The TXN also serves as a kind of mutability flag: if txn T tries to
change a representation's contents, but the rep's TXN is not T, then
something has gone horribly wrong and T should leave the rep alone
(and probably error).  Of course, "change a representation" here means
changing what the rep's consumer sees.  Switching a representation's
storage strategy, for example from fulltext to deltified, wouldn't
count as a change, since that wouldn't affect what the rep produces.

KIND-SPECIFIC varies considerably depending on the kind of
representation.  Here are the two forms currently recognized:

   (("fulltext" TXN [MD5 [SHA1]]) STRING-KEY)
       The data is at STRING-KEY in the `strings' table.

   (("delta" TXN [MD5 [SHA1]]) (OFFSET WINDOW) ...)
       Each OFFSET indicates the point in the fulltext that this
       element reconstructs, and WINDOW says how to reconstruct it:

       WINDOW ::= (DIFF SIZE REP-KEY [REP-OFFSET]) ;
       DIFF   ::= ("svndiff" VERSION STRING-KEY)

       Notice that a WINDOW holds only metadata.  REP-KEY says what
       the window should be applied against, or none if this is a
       self-compressed delta; SIZE says how much data this window
       reconstructs; VERSION says what version of the svndiff format
       is being used (currently only version 0 is supported); and
       STRING-KEY says which string contains the actual svndiff data
       (there is no diff data held directly in the representations
       table, of course).

       Note also that REP-KEY might refer to a representation that
       itself requires undeltification.  We use a delta combiner to
       combine all the deltas needed to reproduce the fulltext from
       some stored plaintext.

       Branko says this is what REP-OFFSET is for:
       > The offsets embedded in the svndiff are stored in a string;
       > these offsets would be in the representation. The point is that
       > you get all the information you need to select the appropriate
       > windows from the rep skel -- without touching a single
       > string. This means a bit more space used in the repository, but
       > lots less memory used on the server.

       We'll see if it turns out to be necessary.

In the future, there may be other representations, for example
indicating that the text is stored elsewhere in the database, or
perhaps in an ordinary Unix file.

Let's work through an example node revision:

   (("file" REV COUNT) PROP-KEY "2345")

The entry for key "2345" in `representations' is:

   (("delta" TXN CHECKSUM) (0 (("svndiff" 0 "1729") 65 "2343")))
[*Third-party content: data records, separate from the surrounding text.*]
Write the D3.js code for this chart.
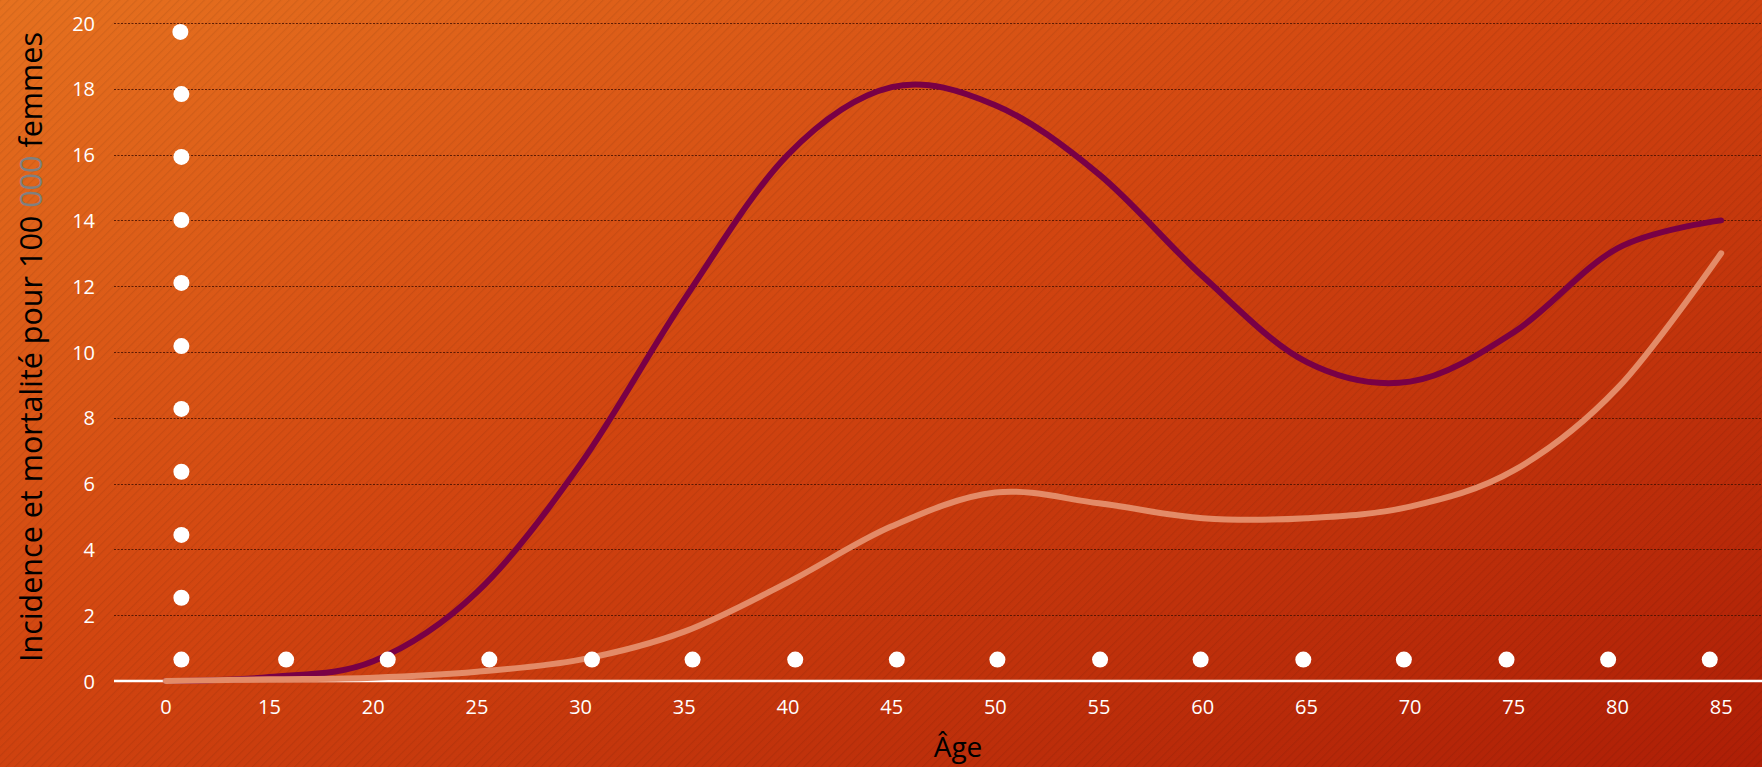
<!DOCTYPE html>
<html><head><meta charset="utf-8">
<script src="https://cdn.jsdelivr.net/npm/d3@7"></script>
<style>html,body{margin:0;padding:0;overflow:hidden;background:#c83c10}</style>
</head><body>
<svg id="c" width="1762" height="767"></svg>
<script>
// ---- data ----
const ages = ["0","15","20","25","30","35","40","45","50","55","60","65","70","75","80","85"];
const incidence = [0, 0.12, 0.6, 2.7, 6.6, 11.6, 16.0, 18.05, 17.5, 15.4, 12.3, 9.7, 9.1, 10.6, 13.15, 14.0];
const mortalite = [0, 0.05, 0.1, 0.28, 0.65, 1.5, 3.0, 4.7, 5.73, 5.4, 4.95, 4.95, 5.3, 6.4, 8.9, 13.0];
const yTicks = [0, 2, 4, 6, 8, 10, 12, 14, 16, 18, 20];
// decorative white dots (x in category-index units, y in axis units)
const dotColX = [0.14, 0.15, 0.15, 0.15, 0.15, 0.15, 0.15, 0.15, 0.15, 0.15];
const dotColY = [19.73, 17.84, 15.93, 14.01, 12.1, 10.18, 8.27, 6.36, 4.44, 2.53];
const dotRowX = [0.15, 1.16, 2.14, 3.12, 4.11, 5.08, 6.07, 7.05, 8.02, 9.01, 9.98, 10.97, 11.94, 12.93, 13.91, 14.89];
const dotRowY = 0.65;

const W = 1762, H = 767;
const svg = d3.select("#c");
const defs = svg.append("defs");
const grad = defs.append("linearGradient").attr("id","bg").attr("x1","0").attr("y1","0").attr("x2","1").attr("y2","1");
grad.append("stop").attr("offset","0%").attr("stop-color","#e6711f");
grad.append("stop").attr("offset","45%").attr("stop-color","#d24510");
grad.append("stop").attr("offset","100%").attr("stop-color","#ae1e06");
const pat = defs.append("pattern").attr("id","stripes").attr("patternUnits","userSpaceOnUse")
  .attr("width",6).attr("height",6).attr("patternTransform","rotate(45)");
pat.append("line").attr("x1",0).attr("y1",0).attr("x2",0).attr("y2",6)
  .attr("stroke","#000").attr("stroke-opacity",0.07).attr("stroke-width",2.5);
svg.append("rect").attr("width",W).attr("height",H).attr("fill","url(#bg)");
svg.append("rect").attr("width",W).attr("height",H).attr("fill","url(#stripes)");

const x = d3.scaleBand().domain(ages).range([114, 1773]).padding(0);
const xc = a => x(a) + x.bandwidth()/2;
const xi = d3.scaleLinear().domain([0, ages.length-1]).range([xc(ages[0]), xc(ages[ages.length-1])]);
const y = d3.scaleLinear().domain([0, 20]).range([681, 23]);

const font = "'Open Sans', 'Noto Sans', sans-serif";

// gridlines
svg.append("g").selectAll("line").data(yTicks.filter(d => d > 0)).join("line")
  .attr("x1",114).attr("x2",W).attr("y1",d=>Math.round(y(d))+0.5).attr("y2",d=>Math.round(y(d))+0.5)
  .attr("stroke","#4a1200").attr("stroke-opacity",0.85).attr("stroke-width",1).attr("stroke-dasharray","2,1.5");

// y axis labels
const yAxis = svg.append("g").attr("transform","translate(95,0)")
  .call(d3.axisLeft(y).tickValues(yTicks).tickSize(0).tickPadding(0));
yAxis.select(".domain").remove();
yAxis.selectAll("text").attr("fill","#fff").attr("font-family",font).attr("font-size",20)
  .attr("text-anchor","end").attr("dy","0.35em");

// x axis
const xAxis = svg.append("g").attr("transform","translate(0,681)")
  .call(d3.axisBottom(x).tickSize(0).tickPadding(19));
xAxis.select(".domain").remove();
xAxis.selectAll("text").attr("fill","#fff").attr("font-family",font).attr("font-size",20);
svg.append("line").attr("x1",114).attr("x2",W).attr("y1",y(0)).attr("y2",y(0))
  .attr("stroke","#fff").attr("stroke-width",2.5);

// lines
const curve = d3.curveCatmullRom.alpha(0);
const line = d3.line().x((d,i)=>xc(ages[i])).y(d=>y(d)).curve(curve);
svg.append("path").datum(incidence).attr("d",line).attr("fill","none")
  .attr("stroke","#780046").attr("stroke-width",6).attr("stroke-linecap","round");
svg.append("path").datum(mortalite).attr("d",line).attr("fill","none")
  .attr("stroke","#e38b68").attr("stroke-width",6).attr("stroke-linecap","round");

// dots
const dots = svg.append("g").attr("fill","#fff");
dots.selectAll("circle.col").data(dotColX.map((d,i)=>[d, dotColY[i]])).join("circle")
  .attr("class","col").attr("cx",d=>xi(d[0])).attr("cy",d=>y(d[1])).attr("r",8);
dots.selectAll("circle.row").data(dotRowX).join("circle")
  .attr("class","row").attr("cx",d=>xi(d)).attr("cy",y(dotRowY)).attr("r",8);

// axis titles
svg.append("text").attr("x",958).attr("y",757).attr("text-anchor","middle")
  .attr("font-family",font).attr("font-size",28).attr("fill","#000").text("Âge");
const yt = svg.append("text").attr("transform","translate(42,347) rotate(-90)")
  .attr("text-anchor","middle").attr("font-family",font).attr("font-size",30.5).attr("fill","#000");
yt.append("tspan").text("Incidence et mortalité pour 100 ");
yt.append("tspan").attr("fill","#808080").text("000");
yt.append("tspan").text(" femmes");
</script>
</body></html>
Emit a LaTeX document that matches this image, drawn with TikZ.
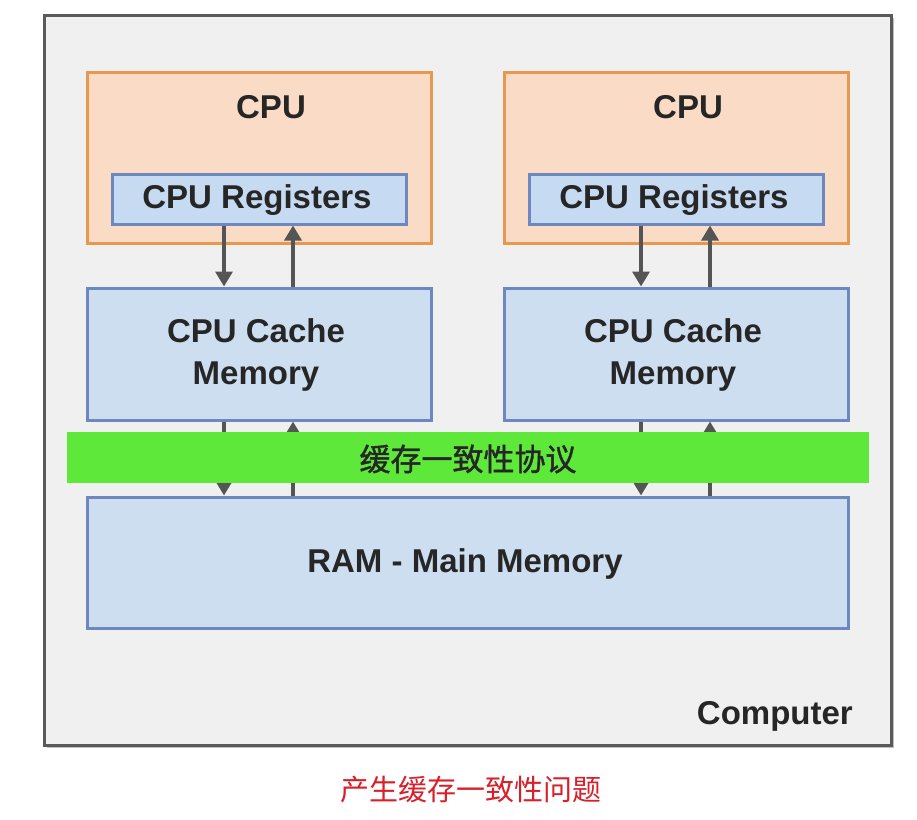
\documentclass[tikz,border=0pt]{standalone}
\usepackage{fontspec}
\setmainfont{Liberation Sans}
\newfontfamily\cjk{Noto Sans CJK SC}
\newfontfamily\cjkb[FakeBold=1.3]{Noto Sans CJK SC}
\usetikzlibrary{arrows.meta}
\definecolor{frameC}{HTML}{5A5A5A}
\definecolor{compFill}{HTML}{F0F0F0}
\definecolor{cpuFill}{HTML}{FADCC6}
\definecolor{cpuLine}{HTML}{E8984E}
\definecolor{blueFill}{HTML}{CEDEF1}
\definecolor{regFill}{HTML}{C6DAF2}
\definecolor{blueLine}{HTML}{6C88BE}
\definecolor{greenBand}{HTML}{5DE83A}
\definecolor{arrC}{HTML}{555555}
\definecolor{capRed}{HTML}{D8202A}
\tikzset{
  bx/.style={rectangle, inner sep=0pt, line width=3pt},
  cpubox/.style={bx, draw=cpuLine, fill=cpuFill},
  bluebox/.style={bx, draw=blueLine, fill=blueFill},
  regbox/.style={bx, draw=blueLine, fill=regFill},
  lbl/.style={inner sep=0pt, font=\fontsize{33}{42}\selectfont\bfseries, text=black!85, align=center},
  arr/.style={draw=arrC, line width=3.5pt, -{Triangle[width=17pt,length=15pt]}},
}
\begin{document}
\begin{tikzpicture}[x=1pt,y=-1pt]
\useasboundingbox (0,0) rectangle (917,819);
\fill[white] (0,0) rectangle (917,819);
% computer frame
\fill[black!25] (47,18) rectangle (894,748);
\node[bx, draw=frameC, fill=compFill, line width=3pt, minimum width=847, minimum height=730] (comp) at (467.5,380) {};
\node[lbl, anchor=base east] (compL) at (853,724) {Computer};
% CPUs
\node[cpubox, minimum width=344, minimum height=171] (cpuL) at (259,157.5) {};
\node[cpubox, minimum width=344, minimum height=171] (cpuR) at (676,157.5) {};
\node[lbl, anchor=base] (cpuLt) at (271,118) {CPU};
\node[lbl, anchor=base] (cpuRt) at (688,118) {CPU};
\node[regbox, minimum width=294, minimum height=50] (regL) at (259,199) {};
\node[regbox, minimum width=294, minimum height=50] (regR) at (676,199) {};
\node[lbl, anchor=base] (regLt) at (257,208) {CPU Registers};
\node[lbl, anchor=base] (regRt) at (674,208) {CPU Registers};
% caches
\node[bluebox, minimum width=344, minimum height=132] (cacheL) at (259,354) {};
\node[bluebox, minimum width=344, minimum height=132] (cacheR) at (676,354) {};
\node[lbl] (cacheLt) at (256,355) {CPU Cache\\Memory};
\node[lbl] (cacheRt) at (673,355) {CPU Cache\\Memory};
% RAM
\node[bluebox, minimum width=761, minimum height=131] (ram) at (467.5,562.5) {};
\node[lbl, anchor=base] (ramt) at (465,572) {RAM - Main Memory};
% arrows
\coordinate (aL1) at (224,0); \coordinate (aL2) at (293,0);
\coordinate (aR1) at (641,0); \coordinate (aR2) at (710,0);
\draw[arr] (regL.south -| aL1) -- (cacheL.north -| aL1);
\draw[arr] (cacheL.north -| aL2) -- (regL.south -| aL2);
\draw[arr] (regR.south -| aR1) -- (cacheR.north -| aR1);
\draw[arr] (cacheR.north -| aR2) -- (regR.south -| aR2);
\draw[arr] (cacheL.south -| aL1) -- (ram.north -| aL1);
\draw[arr] (ram.north -| aL2) -- (cacheL.south -| aL2);
\draw[arr] (cacheR.south -| aR1) -- (ram.north -| aR1);
\draw[arr] (ram.north -| aR2) -- (cacheR.south -| aR2);
% green band
\node[rectangle, inner sep=0pt, fill=greenBand, minimum width=802, minimum height=51] (band) at (468,457.5) {};
\node[inner sep=0pt, font=\cjkb\fontsize{31}{36}\selectfont, text=black!85] (bandt) at (468,459) {缓存一致性协议};
% caption
\node[inner sep=0pt, font=\cjk\fontsize{29}{34}\selectfont, text=capRed] (cap) at (471,790) {产生缓存一致性问题};
\end{tikzpicture}
\end{document}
and the entry for key "2343" in `representations' is:

   (("fulltext" TXN CHECKSUM) "1001")

while the entry for key "1729" in `strings' is:

   <some unprintable glob of svndiff data>

which, when applied to the fulltext at key "1001" in strings, results
in this new fulltext:

   "((some text) (that looks) (deceptively like) (directory entries))"

Et voila!  Subversion knew enough, via the `representations' and
`strings' tables, to undeltify and get that fulltext; and knew enough,
because of the node revision's "file" type, to interpret the result as
file contents, not as a directory entry list.

(Note that the `strings' table stores multiple DB values per key.
That is, although it's accurate to say there is one string per key,
the string may be divided into multiple consecutive blocks, all
sharing that key.  You use a Berkeley DB cursor to find the desired
value[s], when retrieving a particular offset+len in a string.)

Representations know nothing about ancestry -- the `representations'
table never refers to node revision id's, only to strings or to other
representations.  In other words, while the `nodes' table allows
recovery of ancestry information, the `representations' and `strings'
tables together handle deltification and undeltification
*independently* of ancestry.  At present, Subversion generally stores
the youngest strings in "fulltext" form, and older strings as "delta"s
against them (unless the delta would save no space compared to the
fulltext).  However, there's nothing magic about that particular
arrangement.  Other interesting alternatives:

   * We could store the N most recently accessed strings as fulltexts,
     letting access patterns determine the most appropriate
     representation for each revision.

   * We could occasionally store deltas against the N'th younger
     revision, storing larger jumps with a frequency inverse to the
     distance covered, yielding a tree-structured history.